[Rows from a dataset of charts and code]
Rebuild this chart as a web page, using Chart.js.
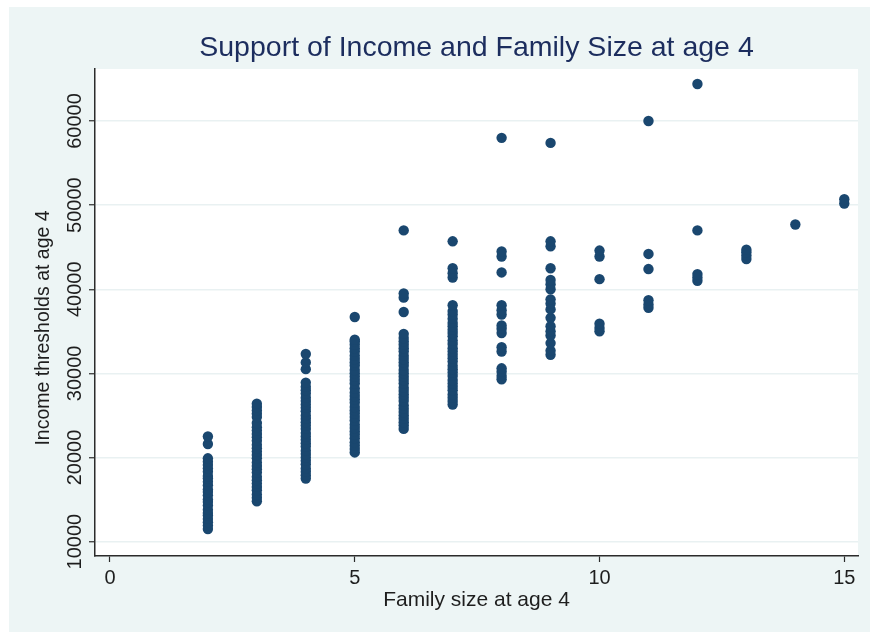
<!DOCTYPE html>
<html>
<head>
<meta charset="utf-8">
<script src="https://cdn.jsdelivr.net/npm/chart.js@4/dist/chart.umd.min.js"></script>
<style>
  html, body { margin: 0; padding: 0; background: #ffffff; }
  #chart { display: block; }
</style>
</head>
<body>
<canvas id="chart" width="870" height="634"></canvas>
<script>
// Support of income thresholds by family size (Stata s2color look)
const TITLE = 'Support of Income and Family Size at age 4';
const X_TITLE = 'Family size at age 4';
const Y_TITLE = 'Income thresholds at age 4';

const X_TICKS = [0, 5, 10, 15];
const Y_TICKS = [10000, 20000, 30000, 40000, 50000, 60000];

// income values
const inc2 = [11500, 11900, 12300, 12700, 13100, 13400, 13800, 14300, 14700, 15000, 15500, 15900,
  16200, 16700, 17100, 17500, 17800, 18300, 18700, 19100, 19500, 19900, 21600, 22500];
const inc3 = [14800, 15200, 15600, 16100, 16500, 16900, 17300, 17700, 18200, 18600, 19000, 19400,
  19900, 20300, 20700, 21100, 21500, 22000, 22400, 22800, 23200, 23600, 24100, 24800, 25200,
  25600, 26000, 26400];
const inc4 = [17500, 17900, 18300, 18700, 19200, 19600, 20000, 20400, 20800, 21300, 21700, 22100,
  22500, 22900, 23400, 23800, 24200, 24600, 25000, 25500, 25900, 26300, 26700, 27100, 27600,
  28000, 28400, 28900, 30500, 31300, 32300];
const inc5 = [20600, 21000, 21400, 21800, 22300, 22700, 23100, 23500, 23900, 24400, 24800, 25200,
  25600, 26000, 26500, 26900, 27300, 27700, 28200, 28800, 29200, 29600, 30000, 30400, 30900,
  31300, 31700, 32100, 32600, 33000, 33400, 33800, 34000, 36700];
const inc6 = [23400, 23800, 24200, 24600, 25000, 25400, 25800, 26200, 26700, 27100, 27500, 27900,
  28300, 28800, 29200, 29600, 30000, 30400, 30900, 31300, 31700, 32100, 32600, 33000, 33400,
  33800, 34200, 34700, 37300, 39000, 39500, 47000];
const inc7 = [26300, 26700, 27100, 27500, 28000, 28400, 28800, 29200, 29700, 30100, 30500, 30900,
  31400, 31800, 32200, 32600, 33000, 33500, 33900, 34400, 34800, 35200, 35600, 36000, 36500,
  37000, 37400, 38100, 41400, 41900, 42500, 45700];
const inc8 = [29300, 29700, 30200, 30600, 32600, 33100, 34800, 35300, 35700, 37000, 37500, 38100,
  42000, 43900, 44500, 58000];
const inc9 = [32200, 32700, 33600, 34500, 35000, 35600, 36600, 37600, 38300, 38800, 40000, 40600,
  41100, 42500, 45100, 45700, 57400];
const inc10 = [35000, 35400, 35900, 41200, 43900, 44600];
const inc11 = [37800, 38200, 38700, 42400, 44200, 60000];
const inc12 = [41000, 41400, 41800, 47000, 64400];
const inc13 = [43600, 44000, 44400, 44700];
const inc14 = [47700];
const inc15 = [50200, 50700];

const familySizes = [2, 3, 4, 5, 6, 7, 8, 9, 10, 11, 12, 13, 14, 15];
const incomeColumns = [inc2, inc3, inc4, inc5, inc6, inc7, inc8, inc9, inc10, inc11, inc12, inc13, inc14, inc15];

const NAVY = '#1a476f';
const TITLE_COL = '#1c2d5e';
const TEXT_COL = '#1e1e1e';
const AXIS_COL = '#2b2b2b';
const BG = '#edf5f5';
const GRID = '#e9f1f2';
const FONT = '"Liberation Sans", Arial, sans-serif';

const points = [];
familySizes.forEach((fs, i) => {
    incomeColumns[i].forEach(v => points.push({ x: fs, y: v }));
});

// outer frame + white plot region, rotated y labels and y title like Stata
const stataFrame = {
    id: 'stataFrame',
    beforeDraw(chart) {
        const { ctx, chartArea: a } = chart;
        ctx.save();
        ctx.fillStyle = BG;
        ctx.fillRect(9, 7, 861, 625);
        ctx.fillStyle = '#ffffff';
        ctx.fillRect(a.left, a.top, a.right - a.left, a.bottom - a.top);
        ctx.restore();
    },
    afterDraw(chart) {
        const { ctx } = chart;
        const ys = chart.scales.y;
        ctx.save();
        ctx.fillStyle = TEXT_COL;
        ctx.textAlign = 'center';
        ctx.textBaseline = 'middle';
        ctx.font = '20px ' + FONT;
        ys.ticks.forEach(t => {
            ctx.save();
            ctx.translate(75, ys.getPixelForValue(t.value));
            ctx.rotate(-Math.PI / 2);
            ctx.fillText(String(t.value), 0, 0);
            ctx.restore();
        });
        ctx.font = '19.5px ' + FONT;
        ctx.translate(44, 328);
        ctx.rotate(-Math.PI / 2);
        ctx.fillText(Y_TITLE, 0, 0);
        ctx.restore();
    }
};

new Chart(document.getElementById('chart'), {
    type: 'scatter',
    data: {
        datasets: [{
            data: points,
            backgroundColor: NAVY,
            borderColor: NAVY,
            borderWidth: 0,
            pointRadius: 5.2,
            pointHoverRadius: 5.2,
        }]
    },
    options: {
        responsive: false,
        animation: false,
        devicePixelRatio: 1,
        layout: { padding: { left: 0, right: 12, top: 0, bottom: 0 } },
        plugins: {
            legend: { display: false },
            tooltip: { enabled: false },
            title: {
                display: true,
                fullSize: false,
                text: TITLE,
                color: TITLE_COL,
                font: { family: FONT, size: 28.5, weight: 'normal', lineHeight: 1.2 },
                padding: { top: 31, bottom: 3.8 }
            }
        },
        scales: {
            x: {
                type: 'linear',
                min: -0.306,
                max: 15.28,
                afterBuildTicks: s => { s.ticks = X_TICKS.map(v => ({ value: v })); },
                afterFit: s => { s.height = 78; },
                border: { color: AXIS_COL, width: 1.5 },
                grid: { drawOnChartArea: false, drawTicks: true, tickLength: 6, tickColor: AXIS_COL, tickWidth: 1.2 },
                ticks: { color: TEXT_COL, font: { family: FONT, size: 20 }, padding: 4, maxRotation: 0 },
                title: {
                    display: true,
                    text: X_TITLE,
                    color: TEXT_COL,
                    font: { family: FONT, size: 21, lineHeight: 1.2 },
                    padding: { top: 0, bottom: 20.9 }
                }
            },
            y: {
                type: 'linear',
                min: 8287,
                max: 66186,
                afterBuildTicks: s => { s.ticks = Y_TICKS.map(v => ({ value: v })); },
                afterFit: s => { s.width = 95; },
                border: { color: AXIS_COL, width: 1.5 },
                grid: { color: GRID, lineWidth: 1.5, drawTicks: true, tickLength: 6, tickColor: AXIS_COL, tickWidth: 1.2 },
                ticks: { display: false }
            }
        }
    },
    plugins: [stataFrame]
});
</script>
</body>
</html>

---

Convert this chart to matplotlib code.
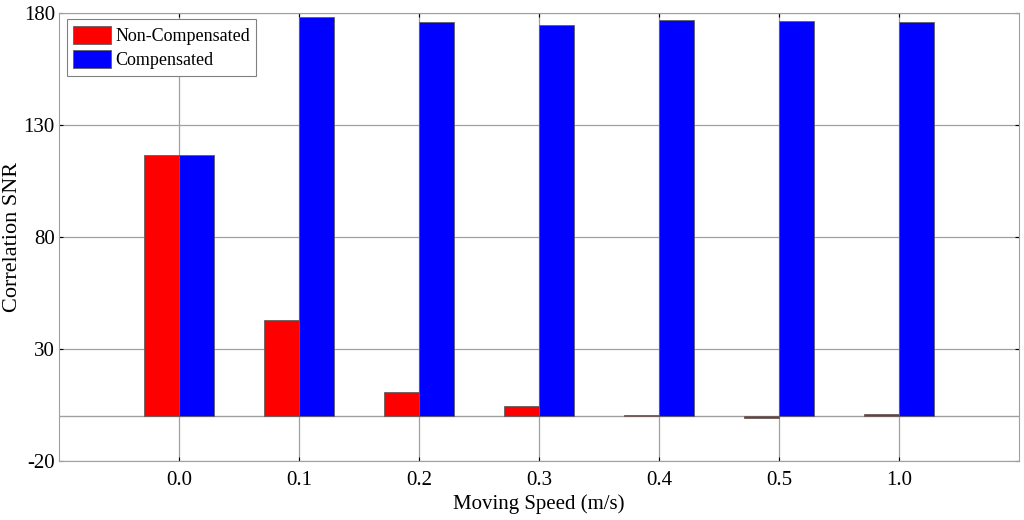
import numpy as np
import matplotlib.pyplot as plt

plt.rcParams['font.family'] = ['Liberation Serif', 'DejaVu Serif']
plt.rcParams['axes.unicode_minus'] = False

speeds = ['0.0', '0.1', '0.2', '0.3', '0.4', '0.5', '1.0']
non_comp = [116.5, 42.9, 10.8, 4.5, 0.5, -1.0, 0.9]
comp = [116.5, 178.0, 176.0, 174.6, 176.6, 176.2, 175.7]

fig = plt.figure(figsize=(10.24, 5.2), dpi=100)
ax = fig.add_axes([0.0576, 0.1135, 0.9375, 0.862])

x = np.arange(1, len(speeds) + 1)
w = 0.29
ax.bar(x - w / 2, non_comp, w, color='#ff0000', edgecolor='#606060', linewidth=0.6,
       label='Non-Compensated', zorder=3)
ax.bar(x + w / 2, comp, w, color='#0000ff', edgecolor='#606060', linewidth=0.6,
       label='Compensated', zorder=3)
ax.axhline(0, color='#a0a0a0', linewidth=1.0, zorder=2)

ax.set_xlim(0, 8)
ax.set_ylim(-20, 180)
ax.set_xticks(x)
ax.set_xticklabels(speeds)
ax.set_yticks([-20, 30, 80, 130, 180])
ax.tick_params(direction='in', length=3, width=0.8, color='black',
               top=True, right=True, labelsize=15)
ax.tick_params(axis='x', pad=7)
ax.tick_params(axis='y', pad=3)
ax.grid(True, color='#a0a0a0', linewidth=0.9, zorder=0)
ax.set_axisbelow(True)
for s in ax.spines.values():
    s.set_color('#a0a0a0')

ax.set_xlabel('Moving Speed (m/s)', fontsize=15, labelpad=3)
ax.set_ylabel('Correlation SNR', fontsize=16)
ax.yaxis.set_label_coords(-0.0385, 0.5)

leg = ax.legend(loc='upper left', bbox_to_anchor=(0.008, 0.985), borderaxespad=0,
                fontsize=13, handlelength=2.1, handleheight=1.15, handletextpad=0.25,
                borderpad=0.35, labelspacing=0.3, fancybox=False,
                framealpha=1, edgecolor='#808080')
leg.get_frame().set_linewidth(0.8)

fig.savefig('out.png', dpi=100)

==

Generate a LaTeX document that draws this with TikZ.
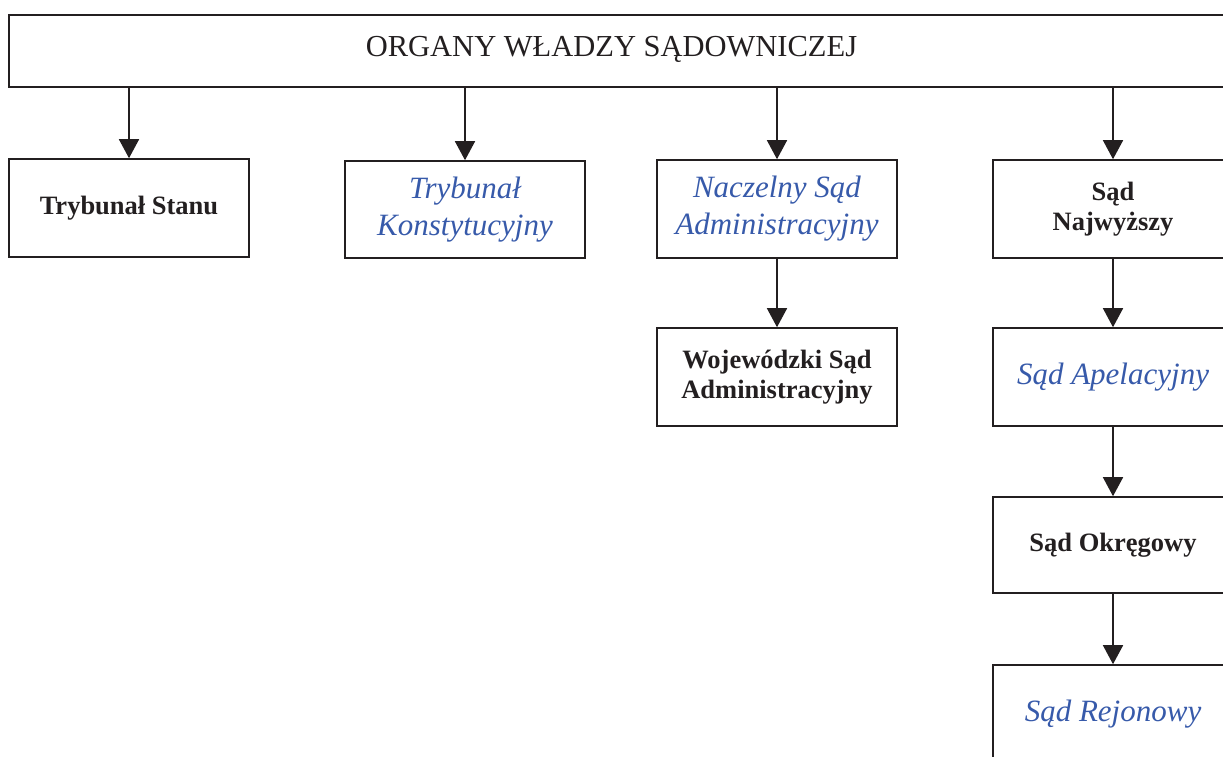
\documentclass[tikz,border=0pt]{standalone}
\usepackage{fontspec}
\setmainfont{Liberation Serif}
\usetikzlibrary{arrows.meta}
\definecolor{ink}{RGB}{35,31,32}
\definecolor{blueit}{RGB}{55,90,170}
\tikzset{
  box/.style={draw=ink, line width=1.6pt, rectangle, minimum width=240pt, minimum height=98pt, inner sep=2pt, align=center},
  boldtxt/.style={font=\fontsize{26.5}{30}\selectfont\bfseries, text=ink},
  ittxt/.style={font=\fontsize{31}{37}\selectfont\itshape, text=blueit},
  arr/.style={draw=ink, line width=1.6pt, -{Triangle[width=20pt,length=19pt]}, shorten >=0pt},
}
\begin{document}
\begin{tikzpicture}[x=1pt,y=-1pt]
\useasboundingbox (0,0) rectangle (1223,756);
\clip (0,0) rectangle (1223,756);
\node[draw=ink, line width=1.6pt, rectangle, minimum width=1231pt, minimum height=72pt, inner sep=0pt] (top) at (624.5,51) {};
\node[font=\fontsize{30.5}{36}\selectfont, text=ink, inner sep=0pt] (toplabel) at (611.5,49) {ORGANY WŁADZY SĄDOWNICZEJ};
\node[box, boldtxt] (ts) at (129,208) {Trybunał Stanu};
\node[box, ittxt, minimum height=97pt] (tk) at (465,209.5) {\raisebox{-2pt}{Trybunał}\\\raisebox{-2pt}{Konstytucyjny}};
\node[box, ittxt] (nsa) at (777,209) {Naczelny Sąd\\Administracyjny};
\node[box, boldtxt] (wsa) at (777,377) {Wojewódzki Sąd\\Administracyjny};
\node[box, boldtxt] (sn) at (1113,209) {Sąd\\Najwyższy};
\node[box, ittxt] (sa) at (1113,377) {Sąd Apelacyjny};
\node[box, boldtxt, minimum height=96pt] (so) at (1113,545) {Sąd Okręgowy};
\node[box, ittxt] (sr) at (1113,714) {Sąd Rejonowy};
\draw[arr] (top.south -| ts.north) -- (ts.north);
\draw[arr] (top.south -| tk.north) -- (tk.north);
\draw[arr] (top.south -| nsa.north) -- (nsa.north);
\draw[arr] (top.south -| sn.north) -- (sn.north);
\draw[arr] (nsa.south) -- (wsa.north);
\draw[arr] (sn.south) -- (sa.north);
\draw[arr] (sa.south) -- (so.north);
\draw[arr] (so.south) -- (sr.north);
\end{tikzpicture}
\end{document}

§ TASK OBJECTIVE
Make an exact copy of the lines from the one that contains "Convert this chart to matplotlib code." through the one that contains "ax = fig.add_axes([0.0576, 0.1135, 0.9375, 0.862])", both included, and no other lines. Pictures are skipped.

§ SOLUTION TO THIS EXERCISE
Convert this chart to matplotlib code.
import numpy as np
import matplotlib.pyplot as plt

plt.rcParams['font.family'] = ['Liberation Serif', 'DejaVu Serif']
plt.rcParams['axes.unicode_minus'] = False

speeds = ['0.0', '0.1', '0.2', '0.3', '0.4', '0.5', '1.0']
non_comp = [116.5, 42.9, 10.8, 4.5, 0.5, -1.0, 0.9]
comp = [116.5, 178.0, 176.0, 174.6, 176.6, 176.2, 175.7]

fig = plt.figure(figsize=(10.24, 5.2), dpi=100)
ax = fig.add_axes([0.0576, 0.1135, 0.9375, 0.862])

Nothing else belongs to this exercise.